Requirements — Extract all lines in the data that contain the word "this".

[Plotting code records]
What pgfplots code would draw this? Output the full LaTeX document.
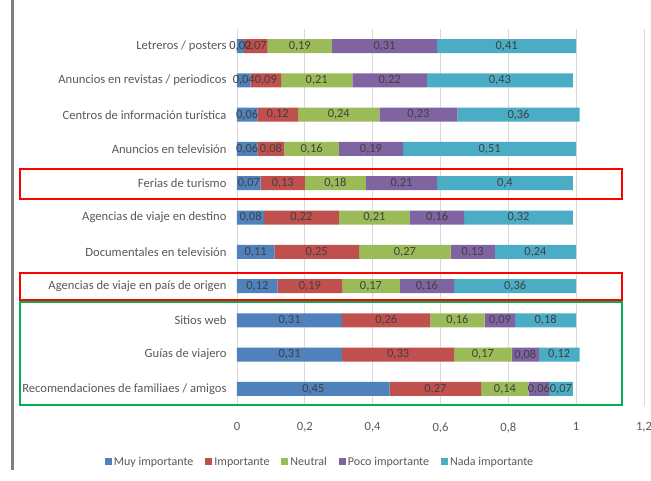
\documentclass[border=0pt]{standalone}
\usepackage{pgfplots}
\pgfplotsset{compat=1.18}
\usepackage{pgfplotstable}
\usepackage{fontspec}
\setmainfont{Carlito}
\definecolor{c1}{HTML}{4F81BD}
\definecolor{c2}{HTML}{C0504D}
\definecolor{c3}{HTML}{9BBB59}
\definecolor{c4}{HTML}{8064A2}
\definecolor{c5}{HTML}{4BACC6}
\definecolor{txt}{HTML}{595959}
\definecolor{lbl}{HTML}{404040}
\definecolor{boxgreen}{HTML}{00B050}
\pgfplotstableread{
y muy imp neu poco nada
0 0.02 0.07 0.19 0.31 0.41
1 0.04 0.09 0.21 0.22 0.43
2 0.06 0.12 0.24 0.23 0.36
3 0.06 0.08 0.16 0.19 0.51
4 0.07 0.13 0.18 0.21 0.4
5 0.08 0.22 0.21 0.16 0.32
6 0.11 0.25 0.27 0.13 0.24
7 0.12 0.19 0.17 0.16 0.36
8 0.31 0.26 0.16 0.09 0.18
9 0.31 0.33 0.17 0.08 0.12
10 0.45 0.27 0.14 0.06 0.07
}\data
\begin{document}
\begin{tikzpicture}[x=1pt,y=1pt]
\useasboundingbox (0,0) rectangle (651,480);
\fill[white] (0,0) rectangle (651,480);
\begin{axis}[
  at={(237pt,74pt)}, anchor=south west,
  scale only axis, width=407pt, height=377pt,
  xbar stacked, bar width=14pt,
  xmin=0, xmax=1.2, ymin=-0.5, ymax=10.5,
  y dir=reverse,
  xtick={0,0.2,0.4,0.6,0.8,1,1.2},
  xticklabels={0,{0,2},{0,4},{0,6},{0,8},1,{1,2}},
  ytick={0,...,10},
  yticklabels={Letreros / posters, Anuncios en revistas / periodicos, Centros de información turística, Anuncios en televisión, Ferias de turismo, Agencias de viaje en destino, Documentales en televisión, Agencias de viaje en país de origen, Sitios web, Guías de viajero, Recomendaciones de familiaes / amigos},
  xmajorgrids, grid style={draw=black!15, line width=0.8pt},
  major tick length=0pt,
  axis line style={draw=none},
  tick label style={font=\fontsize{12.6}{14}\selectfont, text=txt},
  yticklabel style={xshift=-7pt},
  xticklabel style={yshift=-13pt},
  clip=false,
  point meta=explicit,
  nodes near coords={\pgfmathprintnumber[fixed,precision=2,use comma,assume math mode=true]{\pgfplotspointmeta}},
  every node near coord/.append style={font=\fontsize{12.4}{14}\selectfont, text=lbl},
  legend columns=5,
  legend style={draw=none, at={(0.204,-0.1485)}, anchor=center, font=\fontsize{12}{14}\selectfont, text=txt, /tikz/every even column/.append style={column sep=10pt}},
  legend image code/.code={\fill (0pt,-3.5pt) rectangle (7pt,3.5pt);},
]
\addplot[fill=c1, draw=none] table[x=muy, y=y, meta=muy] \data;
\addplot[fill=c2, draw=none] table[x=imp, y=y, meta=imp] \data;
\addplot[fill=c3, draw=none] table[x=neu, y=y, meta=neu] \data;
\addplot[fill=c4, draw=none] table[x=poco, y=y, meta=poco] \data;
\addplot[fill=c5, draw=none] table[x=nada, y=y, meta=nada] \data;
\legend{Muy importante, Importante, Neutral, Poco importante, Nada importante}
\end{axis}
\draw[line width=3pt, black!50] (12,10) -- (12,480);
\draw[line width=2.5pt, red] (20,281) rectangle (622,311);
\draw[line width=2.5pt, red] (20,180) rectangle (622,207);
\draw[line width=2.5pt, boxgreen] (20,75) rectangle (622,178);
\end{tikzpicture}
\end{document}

==

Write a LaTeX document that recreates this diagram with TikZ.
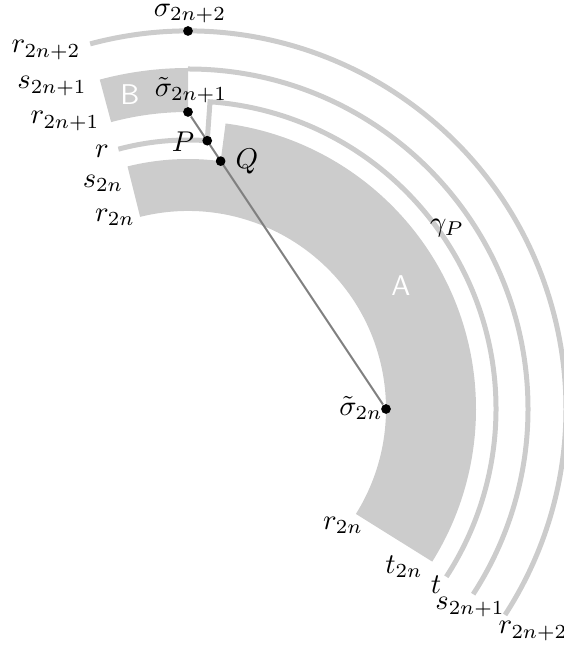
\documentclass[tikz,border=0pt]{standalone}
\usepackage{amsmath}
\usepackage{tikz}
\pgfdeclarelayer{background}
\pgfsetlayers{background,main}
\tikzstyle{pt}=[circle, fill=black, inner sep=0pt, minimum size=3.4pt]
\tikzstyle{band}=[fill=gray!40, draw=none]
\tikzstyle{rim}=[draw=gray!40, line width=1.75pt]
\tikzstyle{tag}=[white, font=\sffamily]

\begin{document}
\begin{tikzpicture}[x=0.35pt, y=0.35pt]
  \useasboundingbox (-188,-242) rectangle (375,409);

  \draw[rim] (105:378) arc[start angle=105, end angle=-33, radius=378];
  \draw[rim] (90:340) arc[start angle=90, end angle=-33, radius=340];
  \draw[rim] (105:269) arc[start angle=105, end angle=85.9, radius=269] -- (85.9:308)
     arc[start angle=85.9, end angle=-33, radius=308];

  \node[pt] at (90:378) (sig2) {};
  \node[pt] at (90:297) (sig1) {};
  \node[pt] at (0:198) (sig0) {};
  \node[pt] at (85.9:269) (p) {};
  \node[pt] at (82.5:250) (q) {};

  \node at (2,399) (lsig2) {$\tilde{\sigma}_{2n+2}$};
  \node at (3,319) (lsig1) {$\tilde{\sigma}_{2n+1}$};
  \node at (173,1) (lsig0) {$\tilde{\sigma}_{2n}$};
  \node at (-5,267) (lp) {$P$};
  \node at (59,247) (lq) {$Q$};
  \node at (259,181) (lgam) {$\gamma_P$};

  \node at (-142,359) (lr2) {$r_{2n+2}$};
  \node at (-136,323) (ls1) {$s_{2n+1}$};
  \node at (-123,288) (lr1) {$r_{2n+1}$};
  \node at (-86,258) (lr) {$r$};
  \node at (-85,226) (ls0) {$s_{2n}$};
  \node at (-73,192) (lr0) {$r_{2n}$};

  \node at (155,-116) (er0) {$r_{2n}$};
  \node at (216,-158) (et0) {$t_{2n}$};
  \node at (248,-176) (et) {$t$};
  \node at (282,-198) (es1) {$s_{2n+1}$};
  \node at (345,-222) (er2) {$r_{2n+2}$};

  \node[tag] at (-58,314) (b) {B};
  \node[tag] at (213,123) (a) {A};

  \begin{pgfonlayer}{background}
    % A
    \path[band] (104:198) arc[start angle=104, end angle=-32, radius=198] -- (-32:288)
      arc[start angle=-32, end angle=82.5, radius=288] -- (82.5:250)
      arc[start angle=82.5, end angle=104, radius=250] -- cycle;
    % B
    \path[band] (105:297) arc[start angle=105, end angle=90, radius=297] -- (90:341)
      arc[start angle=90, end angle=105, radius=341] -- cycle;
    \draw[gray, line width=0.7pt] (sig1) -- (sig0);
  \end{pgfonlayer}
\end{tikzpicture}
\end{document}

Response below —
What pgfplots code would draw this? Output the full LaTeX document.
Write a LaTeX document that recreates this diagram with TikZ.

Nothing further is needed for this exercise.